Si les chrétiens découvraient que le dimanche est le jour où ils se reconnaissent comme authentiquement chrétiens, en reconnaissant en Jésus leur Seigneur ressuscité des morts, ils ne trouveraient aucune obligation à répondre à l’invitation eucharistique : il n’y a pas obligation dans un sens légaliste mais une exigence vitale. L’obligation disparaît derrière la nécessité de la conversion toujours à refaire de l’Église qui rencontre son Seigneur : il ne sert à rien d’imposer une loi quand le désir de rencontre n’existe pas, et quand le désir de la rencontre est une dimension essentielle de la vie, la loi, le commandement n’existe pas.

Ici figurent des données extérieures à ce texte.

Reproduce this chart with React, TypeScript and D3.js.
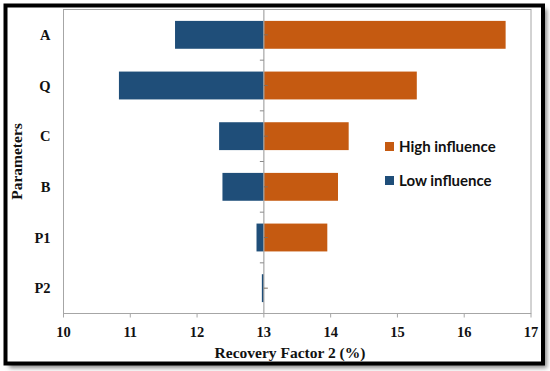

La perception de l’obligation dominicale se fait ressentir à propos des enfants et des jeunes qui refusent de participer à l’eucharistie. Au lieu de rappeler ce qu’on appelait naguère le précepte dominical, ne vaudrait-il pas mieux que les chrétiens eux-mêmes s’interrogent sur le visage de la communauté chrétienne qui est présentée aux jeunes ? Car les célébrations sont avant toutes choses marquées par la dimension de l’accueil. Les chrétiens viennent de lieux ou d’horizons différents pour se retrouver une fois par semaine, avec le poids de ce qu’ils ont vécu, avec ce qui les fait vivre, souffrir, espérer, avec aussi ce qui fait leur vie dans ce monde... C’est tout cela qu’ils accueillent, en mettant en commun dans la prière leur espérance de conversion ou de réconciliation (ce qui est marqué par la prière pénitentielle), leur espérance de renouvellement du monde dans lequel ils vivent (ce qui est exprimé dans la prière universelle). En se rassemblant, les chrétiens acceptent d’accueillir Celui qui vient les rejoindre sur leurs routes, Celui qui leur explique « en commençant par Moïse et tous les prophètes » le sens des événements qu’ils ont vécu ou que le monde a vécu en même temps qu’eux (ce qui est perceptible dans la liturgie de la Parole). Ils prennent également au sérieux l’accueil du Seigneur qui vient communier à leur vie comme eux-même communient à la sienne (dans la liturgie eucharistique). Enfin, ils savent qu’ils sont sans cesse renvoyés à un chemin nouveau, celui de la rencontre avec tous les hommes, en situant cette rencontre dans sa véritable optique, celle de la résurrection du Christ qui ouvre des voix nouvelles pour chaque homme. En découvrant davantage le sens de l’accueil sous toutes ses formes, les chrétiens peuvent susciter une invitation permanente à ceux qui se situent hors de l’Église, invitation à venir partager eux aussi ce que les chrétiens vivent à l’intérieur de ce rassemblement.

L’eucharistie, le baptême, les sacrements, c’est la façon chrétienne de répondre à l’invitation du Seigneur : Faites ceci en mémoire de moi. Quand, à la fin de la messe dominicale, le prêtre dit : Allez dans la paix du Christ, c’est une invitation faite à chaque chrétien, à la pratique de la semaine, pour annoncer, par sa manière de vivre et d’aimer, le monde de paix, de justice et d’amour dont la messe a jeté et célébré les premières semences.